Sei stata la voce ufficiale de La 7 per tanti anni, quale è il tuo rapporto con la televisione e con la radio che sbarca in televisione?
“Sinceramente sono molto felice di non fare la radiovisione! Mi distrarrebbe troppo e soprattutto mi leverebbe molta spontaneità, mi verrebbe più da pensare a che smorfie faccio (ho un vasto repertorio) piuttosto che a quello che dico. Non amo neanche “guardare” gli altri che fanno la radio in TV ma guardo sicuramente il resto: film, serie, show…un po’ di tutto. Devo ammettere che mi sarebbe piaciuto molto fare, almeno una volta, un provino davanti alle telecamere ma per fare la TV, e non la radio in TV. Il sogno era fare la nonna delle vallette della Gialappa, la nonna delle Letteronze. Comunque non me lo hanno mai proposto. Amen! Fare la voce de La7 è stata un’esperienza magnifica, completamente diversa da quella radiofonica, ho imparato tantissimo”.
Quanto ritieni che gli ascoltatori seguano una radio per sentire un certo tipo di musica e quanto, invece, siano legati ai conduttori, a prescindere da generi e format?
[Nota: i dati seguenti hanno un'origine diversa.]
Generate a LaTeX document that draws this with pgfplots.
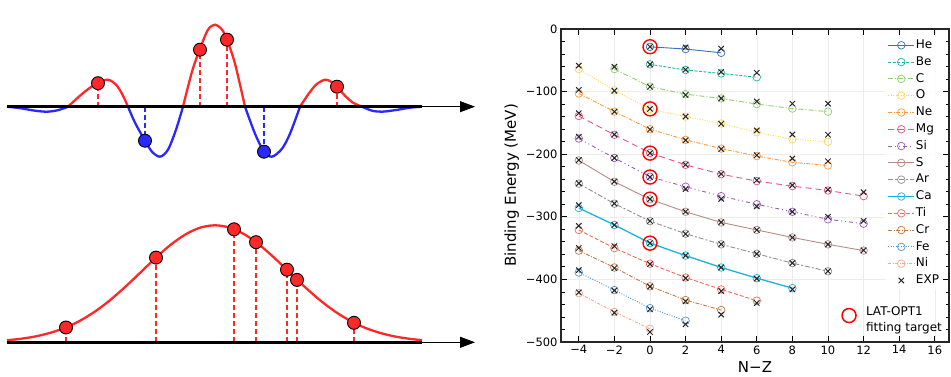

“Oggi, con tutte le possibilità che ci sono per ascoltare la musica, ti affidi alla radio per quel qualcosa in più che solo Lei ti può dare: la sequenza, il suono diverso, l’effetto sorpresa e, soprattutto, quello che dirà il dj/conduttore per accompagnarla. Se ascolti la radio, in primis, cerchi di qualcuno che ti intrattenga, ti informi, che ti strappi un sorriso o magari che ti faccia riflettere, l’ascoltatore sceglie chi lo accompagna. Anche perché, la maggior parte delle radio, passa la stessa musica con lo stesso formato… può fare la differenza solo chi è al microfono: la voce, il carisma, i contenuti, il lessico, anche le pause! Capital, invece, viene scelta innanzitutto per la musica ma, anche qui, ci sono le preferenze per i conduttori”.
Tra i tanti colleghi, ma anche tra gli ospiti con cui hai collaborato a Capital, a chi ti senti più legata e da chi pensi di avere imparato di più?
“Ho fatto incontri fortunati: su tutti Antonella Condorelli, che mi ha insegnato cosa sia la professionalità, la preparazione, l’empatia che deve crearsi con gli ospiti, il rispetto dell’artista e dell’ascoltatore. Poi Carlo Mancini, il direttore che mi portò a Capital e che mi ha dato linee guida fondamentali, Andrea Lucatello, con cui ho condotto “Non c’è Duo senza Tè” per 13 anni, con tanta crescita umana condita dalla sua leggerezza un po’ british e la mia pesantezza calabrese, Edoardo Buffoni, che affianco nel “TG Zero” mi colpisce sempre per preparazione e curiosità. E poi Linus, lo so che sembra una sviolinata ma è quello da cui, da sempre, cerco di rubare cose. Fare la radio è un lavoro in continuo mutamento, non puoi mai smettere di imparare!”.